Many people wonder if our Sun could one day explode in a spectacular burst of light, similar to the dramatic stellar events observed across the cosmos. This question arises from a common misconception about how stars, particularly those of our Sun’s size, conclude their long lives. Scientific understanding of stellar evolution paints a different picture for the Sun’s ultimate fate. This article explores the Sun’s actual life cycle and its profound implications for Earth.
The Sun’s True Nature
The Sun, a G-type main-sequence star, generates energy through nuclear fusion in its core. This process involves fusing hydrogen nuclei into helium, releasing immense amounts of energy that create outward pressure. This outward pressure precisely balances the inward pull of gravity, maintaining the Sun’s stable size and shape. This equilibrium is why the Sun does not explode; the rate of fusion is self-regulating, acting like a thermostat. If the core heats up and fusion increases, the Sun slightly expands, reducing core density and temperature, which in turn slows the fusion rate.

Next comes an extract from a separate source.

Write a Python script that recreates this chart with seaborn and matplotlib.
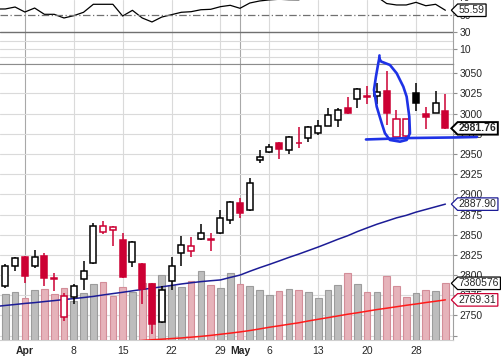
import numpy as np
import pandas as pd
import matplotlib
matplotlib.use("Agg")
import matplotlib.pyplot as plt
from matplotlib.path import Path
import seaborn as sns

# trading days on screen (Memorial Day closed)
dates = pd.bdate_range("2019-03-28", "2019-05-31").drop(pd.Timestamp("2019-05-27"))

opens = [2786.5, 2811.3, 2822.5, 2810.9, 2823.3, 2795.8, 2748.1, 2772.9, 2794.8, 2814.6,
         2853.0, 2856.3, 2843.5, 2816.6, 2813.4, 2789.0, 2741.6, 2792.7, 2827.0, 2829.9,
         2844.4, 2844.8, 2851.8, 2868.3, 2889.0, 2880.7, 2942.0, 2951.9, 2963.3, 2954.6,
         2963.9, 2969.5, 2975.7, 2984.3, 2991.8, 3007.0, 3018.5, 3021.5, 3021.9, 3028.1,
         2970.7, 2972.7, 3025.2, 2999.6, 3000.5, 3003.3]
highs = [2813.8, 2822.5, 2823.7, 2831.5, 2827.0, 2802.6, 2777.9, 2788.4, 2817.5, 2864.6,
         2867.0, 2860.2, 2851.8, 2842.3, 2815.0, 2790.2, 2786.5, 2822.8, 2848.5, 2846.9,
         2863.3, 2851.8, 2880.7, 2891.8, 2895.9, 2919.9, 2955.0, 2962.2, 2964.9, 2972.6,
         2983.5, 2985.3, 2992.2, 3007.4, 3006.7, 3020.6, 3031.2, 3034.6, 3037.6, 3052.9,
         3004.5, 2993.0, 3038.4, 3007.6, 3028.1, 3024.4]
lows = [2784.0, 2805.5, 2789.9, 2808.5, 2786.9, 2780.3, 2742.6, 2763.9, 2781.0, 2813.2,
        2850.6, 2836.4, 2796.8, 2810.4, 2764.2, 2727.1, 2740.7, 2781.2, 2811.7, 2822.8,
        2842.9, 2830.3, 2850.9, 2863.0, 2871.1, 2880.0, 2939.3, 2950.7, 2943.8, 2949.4,
        2957.8, 2965.3, 2973.9, 2984.1, 2983.9, 2999.0, 3006.6, 3011.6, 3011.6, 2985.9,
        2970.5, 2970.5, 3003.7, 2981.0, 3000.2, 2980.5]
closes = [2811.3, 2820.8, 2798.5, 2822.1, 2796.1, 2795.2, 2774.1, 2785.9, 2805.5, 2861.2,
          2860.8, 2859.4, 2798.0, 2840.7, 2782.8, 2739.8, 2781.2, 2811.7, 2837.3, 2836.3,
          2851.8, 2844.0, 2870.4, 2890.2, 2876.6, 2913.7, 2946.9, 2958.3, 2955.9, 2970.7,
          2963.3, 2983.1, 2984.7, 2998.0, 3004.2, 3000.2, 3030.2, 3020.8, 3027.2, 3000.5,
          2993.0, 2992.8, 3012.8, 2996.2, 3012.8, 2981.76]
prev_close = 2805.0  # close of the day before the first bar

volume = [5990000, 6250000, 5470000, 6510000, 6640000, 5990000, 6770000, 5140000, 6120000, 7290000,
          7550000, 5730000, 6900000, 6250000, 7420000, 7420000, 8460000, 7160000, 6900000, 7680000,
          8980000, 7160000, 6730000, 8680000, 7290000, 7030000, 6510000, 5860000, 6380000, 6640000,
          6510000, 6250000, 5470000, 6510000, 7120000, 8680000, 7250000, 6210000, 6250000, 8290000,
          7000000, 5600000, 6080000, 6510000, 6380000, 7380576]

# indicator series start one day before the first visible bar
ma50 = [2761.1, 2762.4, 2763.6, 2764.9, 2765.9, 2767.2, 2768.4, 2769.7, 2770.9, 2772.2, 2773.6,
        2775.4, 2777.1, 2778.7, 2780.5, 2782.2, 2783.8, 2785.5, 2787.2, 2789.0, 2790.5,
        2791.9, 2793.0, 2794.0, 2797.1, 2800.0, 2804.7, 2809.1, 2813.2, 2817.5, 2821.9,
        2826.0, 2830.4, 2834.8, 2839.5, 2844.3, 2848.7, 2853.9, 2858.5, 2863.0, 2866.9,
        2870.9, 2874.0, 2878.0, 2881.3, 2884.6, 2887.90]
ma200 = [2707.0, 2707.8, 2708.6, 2709.4, 2710.2, 2711.0, 2711.8, 2712.6, 2713.4, 2714.2, 2715.0,
         2715.8, 2716.6, 2717.4, 2718.2, 2719.0, 2719.9, 2720.6, 2721.4, 2722.1, 2723.1,
         2724.1, 2725.3, 2726.7, 2728.1, 2729.6, 2731.3, 2733.3, 2735.4, 2737.2, 2739.1,
         2740.9, 2743.2, 2745.3, 2747.3, 2749.4, 2751.5, 2753.3, 2755.3, 2757.3, 2759.0,
         2760.8, 2762.6, 2764.2, 2766.0, 2767.6, 2769.31]
rsi = [57.0, 57.1, 59.4, 53.5, 58.2, 50.8, 50.8, 46.5, 49.2, 53.2, 62.6,
       62.6, 62.6, 48.8, 55.5, 46.5, 41.8, 47.6, 50.4, 53.2, 53.9,
       56.2, 56.7, 59.8, 61.4, 57.9, 64.1, 66.5, 67.8, 68.5, 68.0,
       67.9, 72.0, 74.0, 76.0, 77.0, 74.0, 77.0, 75.0, 71.4, 63.5,
       61.8, 61.8, 64.9, 60.9, 62.6, 55.59]

# hand drawn marks (bar index, price)
loop_x = [38.26, 38.24, 38.42, 39.33, 40.02, 40.70, 41.04, 41.31, 41.38, 41.04, 40.36,
          39.33, 38.82, 38.49, 37.98, 37.70, 37.90, 38.14, 38.24]
loop_p = [3072.1, 3068.6, 3064.6, 3060.3, 3050.0, 3033.4, 3021.0, 2996.2, 2975.7, 2967.4, 2965.3,
          2967.4, 2975.7, 2988.1, 3008.6, 3029.3, 3045.8, 3062.4, 3068.6]
base_x = [36.88, 41.38, 45.98, 48.23]
base_p = [2968.0, 2969.8, 2970.5, 2971.1]

RED = "#cc0033"
BLUE_MA = "#1c1c96"
RED_MA = "#ff1a1a"
PEN = "#1e32e6"

sns.set_style("white")
plt.rcParams['font.family'] = ['Liberation Sans', 'DejaVu Sans']

x = np.arange(len(closes))
xi = np.arange(-1, len(closes))
o = np.array(opens)
c = np.array(closes)
prev = np.concatenate([[prev_close], c[:-1]])
up_day = c >= prev
edge = np.where(up_day, "black", RED)
face = np.where(c > o, "white", edge)
vol_face = np.where(up_day, "#bdbdbd", "#e6b3ba")
vol_edge = np.where(up_day, "#9c9c9c", "#d38d98")

W, H = 502, 356
fig = plt.figure(figsize=(W / 100, H / 100), dpi=100)
ax_rsi = fig.add_axes([0, (H - 63.5) / H, 453 / W, 63.5 / H])
ax = fig.add_axes([0, (H - 340) / H, 453 / W, 276.5 / H])
ax_vol = ax.twinx()
ax_top = ax.twinx()

# week / month separators
tick_pos, tick_lab, month_start = [], [], []
for i in range(1, len(dates)):
    d, p = dates[i], dates[i - 1]
    if d.month != p.month:
        tick_pos.append(i); tick_lab.append(d.strftime("%b")); month_start.append(True)
    elif d.isocalendar().week != p.isocalendar().week:
        tick_pos.append(i); tick_lab.append(str(d.day)); month_start.append(False)

for a in (ax, ax_rsi):
    for pos, m in zip(tick_pos, month_start):
        a.axvline(pos, color="#a8a8a8" if m else "#dadada", lw=0.8, zorder=0.5)

# RSI panel
sns.lineplot(x=xi, y=rsi, ax=ax_rsi, color="black", lw=0.9)
for lvl in (0, 10, 20):
    ax_rsi.axhline(lvl, color="#dadada", lw=0.8, zorder=0.5)
ax_rsi.axhline(30, color="#707070", lw=1.0)
ax_rsi.axhline(70, color="#707070", lw=1.0)
ax_rsi.axhline(50, color="#707070", lw=0.9, ls=(0, (6, 2, 1, 2)))
ax_rsi.set_ylim(-7.06, 67.65)
ax_rsi.set_yticks([10, 30, 50])
ax_rsi.yaxis.tick_right()
ax_rsi.tick_params(axis='y', length=3, pad=1.5, labelsize=7.5, color="#909090")
ax_rsi.text(1.0, 70, "70", transform=ax_rsi.get_yaxis_transform(), fontsize=7.5,
            va="center", ha="left", clip_on=False).set_x(1.0 + 5.5 / 453)
ax_rsi.set_xticks([])
ax_rsi.set_xlabel(""); ax_rsi.set_ylabel("")

# volume
ax_vol.bar(x, volume, width=0.68, color=vol_face, edgecolor=vol_edge, lw=0.8)
ax_vol.set_ylim(0, 7380576 * 276.5 / 56.7)
ax_vol.axis("off")

# candles and averages
sns.lineplot(x=xi, y=ma50, ax=ax_top, color=BLUE_MA, lw=1.1, zorder=1.5)
sns.lineplot(x=xi, y=ma200, ax=ax_top, color=RED_MA, lw=1.1, zorder=1.5)
ax_top.vlines(x, lows, highs, colors=edge, lw=1.1, zorder=2)
ax_top.bar(x, np.abs(c - o), bottom=np.minimum(o, c), width=0.62, color=face,
           edgecolor=edge, lw=1.1, zorder=3)
ax_top.plot(loop_x, loop_p, color=PEN, lw=1.9, clip_on=False, zorder=6,
            solid_capstyle="round", solid_joinstyle="round")
ax_top.plot(base_x, base_p, color=PEN, lw=1.9, clip_on=False, zorder=6,
            solid_capstyle="round")
ax_top.axis("off")

# price axis
ax.set_yticks(range(2725, 3051, 25))
ax.set_yticklabels([""] + [str(v) for v in range(2750, 3051, 25)])
ax.yaxis.tick_right()
ax.tick_params(axis='y', length=3, pad=1.5, labelsize=7.5, color="#909090")
ax.grid(axis='y', color="#dadada", lw=0.8)
ax.set_xticks(tick_pos, tick_lab)
ax.tick_params(axis='x', length=3, pad=1, labelsize=7.5, color="#b0b0b0")
for lab, m in zip(ax.get_xticklabels(), month_start):
    if m:
        lab.set_fontweight("bold")

for a in (ax, ax_rsi):
    a.spines["left"].set_visible(False)
    a.spines["right"].set_color("#a0a0a0")
    a.spines["right"].set_linewidth(0.8)
ax.spines["top"].set_color("#8c8c8c")
ax.spines["bottom"].set_color("#cfcfcf")
ax_rsi.spines["top"].set_visible(False)
ax_rsi.spines["bottom"].set_color("#8c8c8c")

for a in (ax, ax_top, ax_vol, ax_rsi):
    a.set_xlim(-0.542, 45.78)
ax.set_ylim(2719.6, 3062.1)
ax_top.set_ylim(2719.6, 3062.1)


def tag_box(x0, y0, width, height, mutation_size):
    pad = 0.12 * mutation_size
    x0, y0 = x0 - pad, y0 - pad
    x1, y1 = x0 + width + 2 * pad, y0 + height + 2 * pad
    tip = (y1 - y0) / 2
    ym = (y0 + y1) / 2
    return Path([(x0 - tip, ym), (x0, y0), (x1, y0), (x1, y1), (x0, y1), (x0 - tip, ym)],
                closed=True)


def tag(a, value, text, color, bold=False, lw=0.9):
    a.annotate(text, xy=(1, value), xycoords=a.get_yaxis_transform(),
               xytext=(4.2, 0), textcoords="offset points", ha="left", va="center",
               fontsize=7.5, fontweight="bold" if bold else "normal",
               bbox=dict(boxstyle=tag_box, fc="white", ec=color, lw=lw),
               annotation_clip=False, zorder=10)


tag(ax_rsi, rsi[-1], f"{rsi[-1]:.2f}", "black")
tag(ax_vol, volume[-1], f"{volume[-1]}", "black")
tag(ax_top, ma50[-1], f"{ma50[-1]:.2f}", BLUE_MA)
tag(ax_top, ma200[-1], f"{ma200[-1]:.2f}", RED)
tag(ax_top, closes[-1], f"{closes[-1]:.2f}", "black", bold=True, lw=1.4)

fig.savefig("out.png", dpi=100)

The Sun’s mass is a crucial factor in determining its destiny, and it is not massive enough to explode as a supernova. Supernovae typically result from stars significantly more massive than our Sun, generally those at least eight times its size. These larger stars can continue fusing heavier elements in their cores until an iron core forms, leading to a catastrophic collapse and subsequent explosion. However, the Sun will never reach the temperatures required to fuse elements beyond carbon and oxygen. Its core will be supported by electron degeneracy pressure, preventing the collapse necessary for a supernova.
The Sun’s Inevitable Transformation
Our Sun has spent approximately 4.6 billion years in its current main-sequence phase, about halfway through this stable period. It will continue fusing hydrogen into helium for roughly another 5 billion years. Once the hydrogen fuel in its core begins to deplete, the Sun will enter its red giant phase. This transition involves the core contracting and heating, while the outer layers expand dramatically, cooling and appearing reddish.
This red giant phase is expected to last for about one to two billion years. During this time, the Sun will swell to hundreds of times its current size, potentially engulfing the orbits of Mercury, Venus, and possibly Earth. After the red giant phase, the Sun will shed its outer layers, forming an expanding shell of gas known as a planetary nebula. The remaining core, a dense, hot remnant composed primarily of carbon and oxygen, will then become a white dwarf. This white dwarf will slowly cool over trillions of years, eventually fading into a theoretical black dwarf.
Earth’s Fate in the Sun’s Future
The Sun’s expansion into a red giant will have profound consequences for Earth. As the Sun grows, its outer atmosphere will expand to approximately 1 astronomical unit, Earth’s current average distance. This means Earth will either be engulfed by the Sun’s expanding layers or orbit perilously close to its surface. Even if Earth is not directly consumed, the intense heat and radiation from the enlarged Sun will boil away its oceans and atmosphere, rendering the planet uninhabitable.
Life on Earth will cease long before the Sun reaches its maximum red giant size. The Sun is gradually brightening, increasing its luminosity by about 1% every 100 million years. Within approximately one billion years, this increasing heat will cause Earth’s oceans to boil, leading to a runaway greenhouse effect and making the planet sterile. The Earth’s environment will become incompatible with life millions of years before the red giant expansion truly begins.
Hypothetical Cataclysm
While the Sun cannot explode as a supernova, it is possible to consider the hypothetical consequences if such an event were to occur. If the Sun were massive enough to undergo a supernova, the effects on Earth would be catastrophic and immediate. The planet would be subjected to an intense flash of light and a massive influx of high-energy radiation, including gamma rays and cosmic rays, which would vaporize or irradiate any life instantly.
Following the initial burst, a powerful shockwave and ejected stellar material would impact Earth, stripping away its atmosphere and leaving a barren, molten rock. The entire solar system would be profoundly altered, with planets either destroyed or drastically displaced from their orbits. This scenario remains purely theoretical for our Sun, which lacks the necessary mass for such a violent end.